Ali advocates for the adoption of affirmative/ preventative action when it comes to her fight against Islamic practices, especially female genital mutilation. Insisting that families migrating from ‘high risk’ areas, where this practice is still common, should have their daughters checked annually for signs of mutilation (p. 122). This position clearly puts Ali as a defender of the female body against unwarranted harm and her stance against female mutilation is understandable. Whilst I believe Ali has the best intentions and I think that such a policy can help (thankfully) reduce the continuation of these practices in the west, it unfortunately presents the entire Islamic global community as barbaric. By associating this issue with Islam, Ali also unfairly criticises many nations like Indonesia and Iran, where this practice is generally unheard of.

A running motif through her book is that Islam needs to mirror how the western nations treat Christianity; something of personal devotion which does not extend into secular and public life. For Ali, it seems that Islam needs to be almost entirely rewritten and reinterpreted for it to move away from its current manifestation; one which empowers the male and alienates the female. This idea that Islam is unsalvageable appears to even permeate her language, where she seems to use the word the word ‘Muslim’ to describe someone from a certain cultural heritage instead of someone who is an adherent to Islam.

This is stated most strikingly in the quote “[An] analysis of Islam and many Islamic dogmas… Would give Muslims a chance to end individual oppression and… [for] men, women and homosexuals [to be] treated as equals” (Ali, p. 135). In the eyes of Ali, she sees a direct connection between the teachings of the faith and the physical consequences within the Islamic world. The Caged Virgin presents Islam as the root of most, if not all of the issues of the Muslim community; since the Qur’an is held as the highest pinnacle of knowledge. This unchallenged respect for the text has stifled the ability for Muslims to be self-critical about their society, Ali cities the obstacles she has faced as evidence of this.

The biggest strength about Ali’s book; The Caged Virgin is also its biggest flaw paradoxically. Ali’s book paints a very simplistic picture concerning the entire Muslim population. However, her unwillingness to differentiate between Muslim societies such as Indonesia and Saudi Arabia does hurt the validity of her points as it seems a majority of her issues concern patriarchal values found within Africa and the Middle East. However, at the same time, by not distinguishing between Muslims, she boldly demands that all Muslims critically analyse the human rights issues which seem to more frequently appear within their communities.

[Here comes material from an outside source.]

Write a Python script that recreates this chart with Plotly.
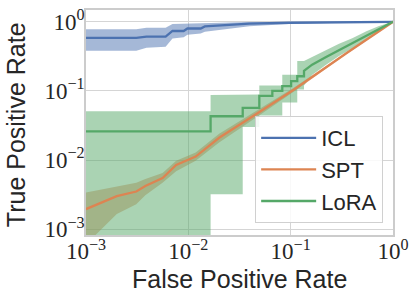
import plotly.graph_objects as go

# ---------------- data ----------------
icl_fpr = [0.001, 0.0031, 0.0039, 0.006, 0.007, 0.009, 0.0098, 0.0132, 0.0145, 0.0252, 0.0395, 0.0968, 0.297, 1.0]
icl_tpr = [0.586, 0.586, 0.612, 0.612, 0.737, 0.737, 0.80, 0.80, 0.857, 0.90, 0.94, 0.97, 0.99, 1.0]
icl_hi = [0.78, 0.78, 0.82, 0.82, 0.93, 0.94, 0.945, 0.95, 0.97, 0.98, 0.99, 0.995, 1.0, 1.0]
icl_lo = [0.38, 0.38, 0.42, 0.437, 0.573, 0.60, 0.65, 0.68, 0.72, 0.79, 0.86, 0.93, 0.97, 1.0]

spt_fpr = [0.001, 0.002, 0.0031, 0.0038, 0.0056, 0.0076, 0.0118, 0.02, 0.05, 0.108, 0.35, 1.0]
spt_tpr = [0.00195, 0.0030, 0.0035, 0.0042, 0.0055, 0.0085, 0.0112, 0.021, 0.05, 0.105, 0.35, 1.0]
spt_hi = [0.0034, 0.0042, 0.0047, 0.0053, 0.0065, 0.0098, 0.0128, 0.024, 0.055, 0.112, 0.36, 1.0]
spt_lo = [0.0006, 0.00166, 0.0023, 0.0031, 0.0047, 0.0069, 0.0098, 0.018, 0.045, 0.098, 0.34, 1.0]

lora_fpr = [0.001, 0.0165, 0.0165, 0.034, 0.034, 0.0494, 0.0494, 0.0662, 0.0662, 0.0828, 0.0828,
            0.101, 0.101, 0.116, 0.116, 0.135, 0.135, 0.162, 0.222, 0.297, 0.40, 0.55, 0.73, 1.0]
lora_tpr = [0.026, 0.026, 0.043, 0.043, 0.057, 0.057, 0.085, 0.085, 0.10, 0.10, 0.117,
            0.117, 0.139, 0.139, 0.163, 0.163, 0.195, 0.24, 0.31, 0.39, 0.49, 0.64, 0.80, 1.0]
lora_hi = [0.051, 0.051, 0.087, 0.087, 0.089, 0.089, 0.12, 0.12, 0.12, 0.12, 0.172,
           0.172, 0.172, 0.172, 0.27, 0.27, 0.27, 0.31, 0.39, 0.48, 0.58, 0.73, 0.87, 1.0]
lora_lo = [0.0005, 0.0005, 0.0032, 0.0032, 0.030, 0.030, 0.044, 0.044, 0.044, 0.044, 0.068,
           0.068, 0.068, 0.068, 0.105, 0.105, 0.12, 0.17, 0.24, 0.32, 0.41, 0.55, 0.74, 1.0]

names = ["ICL", "SPT", "LoRA"]
colors = ["#4C72B0", "#DD8452", "#55A868"]
bands = ["rgba(76,114,176,0.5)", "rgba(221,132,82,0.5)", "rgba(85,168,104,0.5)"]

tick_vals = [0.001, 0.01, 0.1, 1]
tick_text = ["10<sup>−3</sup>", "10<sup>−2</sup>", "10<sup>−1</sup>", "10<sup>0</sup>"]
x_title = "False Positive Rate"
y_title = "True Positive Rate"

series = [
    (icl_fpr, icl_tpr, icl_hi, icl_lo),
    (spt_fpr, spt_tpr, spt_hi, spt_lo),
    (lora_fpr, lora_tpr, lora_hi, lora_lo),
]

fig = go.Figure()
for (fx, ty, hi, lo), bc in zip(series, bands):
    fig.add_trace(go.Scatter(
        x=list(fx) + list(fx)[::-1], y=list(hi) + list(lo)[::-1],
        fill="toself", fillcolor=bc, line=dict(width=0), mode="lines",
        showlegend=False, hoverinfo="skip"))
for (fx, ty, hi, lo), nm, c in zip(series, names, colors):
    fig.add_trace(go.Scatter(x=fx, y=ty, mode="lines", name=nm,
                             line=dict(color=c, width=2.3)))

txt = "#262626"
grid = "#d5d5d5"
fig.update_layout(
    width=415, height=301,
    margin=dict(l=86, r=21, t=6, b=66),
    paper_bgcolor="white", plot_bgcolor="white",
    font=dict(family="Liberation Sans", color=txt),
    showlegend=True,
    legend=dict(x=0.551, y=0.529, xanchor="left", yanchor="top",
                bgcolor="rgba(255,255,255,0.85)", bordercolor="#d0d0d0", borderwidth=1,
                font=dict(size=22, color=txt, family="Liberation Sans"),
                itemwidth=55, tracegroupgap=0),
    annotations=[
        dict(text=x_title, xref="paper", yref="paper", x=0.5, y=-0.197,
             xanchor="center", yanchor="middle", showarrow=False,
             font=dict(size=25, color=txt, family="Liberation Sans")),
        dict(text=y_title, xref="paper", yref="paper", x=-0.23, y=0.49,
             xanchor="center", yanchor="middle", showarrow=False, textangle=-90,
             font=dict(size=25, color=txt, family="Liberation Sans")),
    ],
)
fig.update_xaxes(type="log", range=[-3, 0], tickvals=tick_vals, ticktext=tick_text,
                 tickfont=dict(family="Liberation Serif", size=23, color=txt),
                 ticklabeloverflow="allow", ticklabelstandoff=-5,
                 showgrid=True, gridcolor=grid, gridwidth=1,
                 showline=True, linecolor="#cccccc", linewidth=1.5, mirror=True,
                 ticks="", zeroline=False)
fig.update_yaxes(type="log", range=[-3.085, 0.171], tickvals=tick_vals, ticktext=tick_text,
                 tickfont=dict(family="Liberation Serif", size=23, color=txt),
                 ticklabeloverflow="allow", ticklabelstandoff=-5,
                 showgrid=True, gridcolor=grid, gridwidth=1,
                 showline=True, linecolor="#cccccc", linewidth=1.5, mirror=True,
                 ticks="", zeroline=False)

fig.write_html("out.html", config={"displayModeBar": False},
               post_script="document.body.style.margin='0';")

Continuing this criticism, one instance where I believed Ali failed to accurately distinguish between Islam and culture, is when she talks about marriage in the chapter What Went Wrong? Ali describes the expectations of Muslim women to only marry within the ‘clan’, reflective of their insular upbringing (p. 50). However, the Qur’an is quite liberal on divorce and explicitly describes marriage as a willing contract between two willing participants, whilst actually giving women some economic and social benefits. In sura 65, the Qur’an states that “when you [Muslims] divorce women, … Do not turn them out of their [husbands’] houses.” Thus what Ali is describing seems to be more reflective of the bastardisation of Islamic beliefs rather than something sexist stemming from the Qur’an.

Saliem Fakir (2007, p. 333) in a rebuttal to Ali’s book argues that Ali’s inability to distinguish between “archaic patriarchal traditions… and Islam… is the biggest weakness in her thesis.” Ann Snitow (2006) further criticises Ali’s broad generalisations by stating that Ali is “so worried about imposing sameness on ‘the other’ that she misses cross cultural similarities” (p. 107).

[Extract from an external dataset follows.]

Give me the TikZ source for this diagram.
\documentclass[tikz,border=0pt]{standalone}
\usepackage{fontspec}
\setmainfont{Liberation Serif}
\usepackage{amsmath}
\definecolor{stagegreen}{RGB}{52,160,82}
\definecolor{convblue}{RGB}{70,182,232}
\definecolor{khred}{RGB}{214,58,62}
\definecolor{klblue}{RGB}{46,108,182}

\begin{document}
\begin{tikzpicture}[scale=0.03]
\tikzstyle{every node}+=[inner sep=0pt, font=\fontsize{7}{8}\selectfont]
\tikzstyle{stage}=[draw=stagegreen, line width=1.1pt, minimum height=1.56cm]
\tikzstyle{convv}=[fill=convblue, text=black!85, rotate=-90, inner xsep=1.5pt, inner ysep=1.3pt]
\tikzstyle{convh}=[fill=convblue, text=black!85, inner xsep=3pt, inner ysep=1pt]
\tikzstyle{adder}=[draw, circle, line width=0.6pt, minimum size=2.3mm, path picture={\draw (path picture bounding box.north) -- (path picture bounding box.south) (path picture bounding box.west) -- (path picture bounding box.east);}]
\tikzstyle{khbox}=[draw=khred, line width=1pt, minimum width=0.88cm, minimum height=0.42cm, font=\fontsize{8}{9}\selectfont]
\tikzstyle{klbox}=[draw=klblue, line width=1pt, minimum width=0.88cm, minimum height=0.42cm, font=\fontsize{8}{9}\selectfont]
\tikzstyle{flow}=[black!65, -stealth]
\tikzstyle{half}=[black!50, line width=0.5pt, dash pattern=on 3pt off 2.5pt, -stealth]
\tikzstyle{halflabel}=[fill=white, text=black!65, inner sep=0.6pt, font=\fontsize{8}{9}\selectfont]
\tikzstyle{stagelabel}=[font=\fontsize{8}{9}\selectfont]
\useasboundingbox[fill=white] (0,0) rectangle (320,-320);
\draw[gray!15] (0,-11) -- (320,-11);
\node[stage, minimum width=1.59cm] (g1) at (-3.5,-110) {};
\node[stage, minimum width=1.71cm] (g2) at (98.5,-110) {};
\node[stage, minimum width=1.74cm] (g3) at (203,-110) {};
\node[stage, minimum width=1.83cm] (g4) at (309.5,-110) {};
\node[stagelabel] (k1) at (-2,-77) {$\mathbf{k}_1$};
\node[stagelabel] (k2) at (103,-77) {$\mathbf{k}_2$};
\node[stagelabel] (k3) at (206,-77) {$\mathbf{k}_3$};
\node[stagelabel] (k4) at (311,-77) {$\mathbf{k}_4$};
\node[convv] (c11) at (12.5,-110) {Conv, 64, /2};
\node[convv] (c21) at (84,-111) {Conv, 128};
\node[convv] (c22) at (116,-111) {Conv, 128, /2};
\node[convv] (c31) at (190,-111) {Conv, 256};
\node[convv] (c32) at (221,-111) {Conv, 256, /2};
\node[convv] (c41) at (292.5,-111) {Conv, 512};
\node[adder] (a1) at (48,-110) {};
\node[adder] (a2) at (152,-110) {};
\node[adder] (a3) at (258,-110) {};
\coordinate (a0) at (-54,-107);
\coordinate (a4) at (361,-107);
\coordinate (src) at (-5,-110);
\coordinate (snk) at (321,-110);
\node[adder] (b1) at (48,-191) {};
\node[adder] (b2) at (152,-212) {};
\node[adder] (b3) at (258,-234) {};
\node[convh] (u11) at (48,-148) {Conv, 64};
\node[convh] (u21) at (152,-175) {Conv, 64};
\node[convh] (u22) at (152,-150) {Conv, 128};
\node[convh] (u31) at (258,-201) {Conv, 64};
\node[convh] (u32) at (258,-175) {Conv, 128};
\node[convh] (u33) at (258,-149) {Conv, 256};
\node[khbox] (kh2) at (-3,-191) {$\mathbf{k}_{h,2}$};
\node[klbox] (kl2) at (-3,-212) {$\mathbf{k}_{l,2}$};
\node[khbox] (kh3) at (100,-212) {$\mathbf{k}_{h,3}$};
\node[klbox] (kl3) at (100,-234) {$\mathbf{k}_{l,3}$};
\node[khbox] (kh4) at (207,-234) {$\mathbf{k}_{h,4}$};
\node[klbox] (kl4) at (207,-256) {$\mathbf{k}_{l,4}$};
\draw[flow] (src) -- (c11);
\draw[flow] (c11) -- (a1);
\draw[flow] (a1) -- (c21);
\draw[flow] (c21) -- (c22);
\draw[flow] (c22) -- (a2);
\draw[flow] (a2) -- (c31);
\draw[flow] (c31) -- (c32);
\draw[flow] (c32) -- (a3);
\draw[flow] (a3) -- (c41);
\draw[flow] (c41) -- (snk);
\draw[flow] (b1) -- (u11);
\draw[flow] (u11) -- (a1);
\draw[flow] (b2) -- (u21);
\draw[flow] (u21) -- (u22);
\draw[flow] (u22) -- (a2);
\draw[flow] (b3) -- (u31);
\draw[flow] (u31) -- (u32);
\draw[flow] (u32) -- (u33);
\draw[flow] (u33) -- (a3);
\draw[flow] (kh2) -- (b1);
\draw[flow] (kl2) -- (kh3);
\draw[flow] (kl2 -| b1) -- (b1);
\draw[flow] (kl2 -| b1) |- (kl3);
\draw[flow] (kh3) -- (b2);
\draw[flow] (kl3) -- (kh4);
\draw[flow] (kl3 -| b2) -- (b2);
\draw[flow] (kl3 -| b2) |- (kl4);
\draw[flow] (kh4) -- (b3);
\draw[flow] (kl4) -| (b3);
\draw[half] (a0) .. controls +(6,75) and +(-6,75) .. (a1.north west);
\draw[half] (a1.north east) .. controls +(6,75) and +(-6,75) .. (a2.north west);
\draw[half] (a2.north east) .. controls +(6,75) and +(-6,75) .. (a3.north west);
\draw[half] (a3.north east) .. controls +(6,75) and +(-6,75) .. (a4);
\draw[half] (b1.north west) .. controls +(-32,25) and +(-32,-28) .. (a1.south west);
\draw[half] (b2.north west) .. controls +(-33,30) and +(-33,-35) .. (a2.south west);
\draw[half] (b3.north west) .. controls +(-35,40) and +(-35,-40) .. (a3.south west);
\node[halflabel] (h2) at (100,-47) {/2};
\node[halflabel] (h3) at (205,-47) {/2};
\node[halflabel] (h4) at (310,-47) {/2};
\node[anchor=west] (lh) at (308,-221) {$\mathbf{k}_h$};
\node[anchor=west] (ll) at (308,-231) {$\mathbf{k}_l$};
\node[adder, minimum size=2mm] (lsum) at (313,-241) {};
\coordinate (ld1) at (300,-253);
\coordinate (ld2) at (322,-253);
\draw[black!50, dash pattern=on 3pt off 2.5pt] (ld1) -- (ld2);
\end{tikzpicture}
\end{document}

Whilst I do agree that Ali does unfairly question the entire Muslim population with her words, I do think Fakir is also over simplistic in his assertion that the holy texts have no relationship to some of the sexist practices in Muslim communities. Quotes in the Hadith such as “I looked into Hell and found that the majority of its dwellers were women.” can be powerful justifications of certain beliefs. Ultimately, this is what Ali is fighting against, the manipulation of Islam to justify the ingrained prejudices within patriarchal societies. I believe The Caged Virgin was a legitimately an honest attempt to combat the issues women face in some Islamic nations and it does call out many appalling practices. But with its simplistic depictions, it begs the question how thin the line is between critical analyse and Islamophobia within The Caged Virgin.

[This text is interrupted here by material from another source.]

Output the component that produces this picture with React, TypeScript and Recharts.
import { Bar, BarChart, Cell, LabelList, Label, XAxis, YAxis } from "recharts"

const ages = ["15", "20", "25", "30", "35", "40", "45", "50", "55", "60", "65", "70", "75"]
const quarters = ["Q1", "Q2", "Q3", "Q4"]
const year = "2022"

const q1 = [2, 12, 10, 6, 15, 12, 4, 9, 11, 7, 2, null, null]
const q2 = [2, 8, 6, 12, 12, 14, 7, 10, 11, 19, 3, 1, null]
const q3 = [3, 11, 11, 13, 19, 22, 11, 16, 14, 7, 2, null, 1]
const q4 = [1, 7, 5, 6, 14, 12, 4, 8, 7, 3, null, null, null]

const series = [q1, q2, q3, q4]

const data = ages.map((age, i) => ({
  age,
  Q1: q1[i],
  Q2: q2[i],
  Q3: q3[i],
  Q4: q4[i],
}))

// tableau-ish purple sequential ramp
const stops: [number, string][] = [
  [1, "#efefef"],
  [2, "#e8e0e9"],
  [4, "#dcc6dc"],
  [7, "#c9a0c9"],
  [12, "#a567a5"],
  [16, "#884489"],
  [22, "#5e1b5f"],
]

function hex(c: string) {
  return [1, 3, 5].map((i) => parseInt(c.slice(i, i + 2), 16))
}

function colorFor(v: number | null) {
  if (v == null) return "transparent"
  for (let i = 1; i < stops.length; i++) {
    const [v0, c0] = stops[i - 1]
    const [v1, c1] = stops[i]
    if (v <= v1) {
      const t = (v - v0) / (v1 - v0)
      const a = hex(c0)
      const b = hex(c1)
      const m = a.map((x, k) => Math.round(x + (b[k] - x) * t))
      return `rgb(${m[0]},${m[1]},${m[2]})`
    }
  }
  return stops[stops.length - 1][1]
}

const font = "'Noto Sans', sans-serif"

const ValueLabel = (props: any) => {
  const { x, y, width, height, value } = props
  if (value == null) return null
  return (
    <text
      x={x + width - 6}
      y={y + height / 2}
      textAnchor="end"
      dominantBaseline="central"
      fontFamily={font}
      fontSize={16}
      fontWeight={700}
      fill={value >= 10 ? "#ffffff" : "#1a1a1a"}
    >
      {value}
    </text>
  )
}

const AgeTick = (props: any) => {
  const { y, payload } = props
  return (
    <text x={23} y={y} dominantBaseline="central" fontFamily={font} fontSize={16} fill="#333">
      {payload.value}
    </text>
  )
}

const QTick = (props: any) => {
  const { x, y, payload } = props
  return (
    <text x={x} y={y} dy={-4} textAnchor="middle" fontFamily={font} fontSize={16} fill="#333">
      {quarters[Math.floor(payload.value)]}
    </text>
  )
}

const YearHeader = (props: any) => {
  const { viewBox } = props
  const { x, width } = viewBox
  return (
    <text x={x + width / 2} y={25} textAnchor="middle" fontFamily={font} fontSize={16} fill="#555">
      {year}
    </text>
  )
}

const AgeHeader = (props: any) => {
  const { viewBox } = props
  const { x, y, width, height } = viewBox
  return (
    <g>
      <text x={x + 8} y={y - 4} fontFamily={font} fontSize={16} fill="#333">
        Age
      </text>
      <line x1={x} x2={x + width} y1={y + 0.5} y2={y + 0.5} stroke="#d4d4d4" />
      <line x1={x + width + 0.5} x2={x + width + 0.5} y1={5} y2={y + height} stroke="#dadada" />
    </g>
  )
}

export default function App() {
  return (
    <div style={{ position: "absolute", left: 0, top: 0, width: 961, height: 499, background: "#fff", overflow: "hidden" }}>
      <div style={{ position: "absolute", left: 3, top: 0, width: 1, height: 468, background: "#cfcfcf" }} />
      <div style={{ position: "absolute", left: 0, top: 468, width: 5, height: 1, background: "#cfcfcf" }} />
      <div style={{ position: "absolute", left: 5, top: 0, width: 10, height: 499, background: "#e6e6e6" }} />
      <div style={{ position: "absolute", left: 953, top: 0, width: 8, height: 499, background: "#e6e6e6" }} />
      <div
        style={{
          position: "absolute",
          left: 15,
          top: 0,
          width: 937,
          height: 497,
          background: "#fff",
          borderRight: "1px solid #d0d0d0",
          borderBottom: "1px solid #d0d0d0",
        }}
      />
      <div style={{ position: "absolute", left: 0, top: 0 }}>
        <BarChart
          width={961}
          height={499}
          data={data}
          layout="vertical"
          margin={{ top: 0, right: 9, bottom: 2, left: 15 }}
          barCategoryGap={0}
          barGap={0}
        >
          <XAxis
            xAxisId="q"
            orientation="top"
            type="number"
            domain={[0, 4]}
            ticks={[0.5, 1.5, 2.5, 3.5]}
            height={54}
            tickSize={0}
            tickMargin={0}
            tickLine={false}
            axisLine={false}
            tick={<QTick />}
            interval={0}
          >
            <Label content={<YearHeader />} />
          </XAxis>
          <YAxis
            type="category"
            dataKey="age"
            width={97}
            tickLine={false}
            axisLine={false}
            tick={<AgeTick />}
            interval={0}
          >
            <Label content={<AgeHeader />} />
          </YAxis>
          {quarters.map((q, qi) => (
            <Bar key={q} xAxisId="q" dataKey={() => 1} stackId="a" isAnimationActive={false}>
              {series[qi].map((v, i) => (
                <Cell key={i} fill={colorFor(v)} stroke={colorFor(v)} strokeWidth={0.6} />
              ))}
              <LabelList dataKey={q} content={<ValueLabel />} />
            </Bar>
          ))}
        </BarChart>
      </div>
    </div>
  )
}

The Thinglyness of Thingly Things

japan

What do you make of Heidegger’s way of reading artworks, equipment and things in relationship with each other in “The Origin of the Work of Art”? 

Martin Heidegger’s The Origin of the Work of Art attempts to explore the metaphysical aspect behind ‘things’ and their ‘thinglyness’. In particular, his essays focus upon the difference between ‘equipment’ and ‘art’, the uses of these differences and the consequences. By exploring the thinglyness within both equipment and art, Heidegger touches upon many important and reoccurring concepts such as Aletheia, existentiality and the rift between ‘Earth’ and ‘World’. Heidegger wishes for us to move away from the traditional western view of the subject/object dynamic, with the object having agency and the subject purely being a recipient of that will. Instead Heidegger argues for the being of all things, and all human experience involves the ‘sacrifice’ of the subject which willingly gives itself up to the object/human in order to create a new reality. Thus Heidegger’s views on things, equipment and art attempt to move away from these ingrained notions into his realm of metaphysics.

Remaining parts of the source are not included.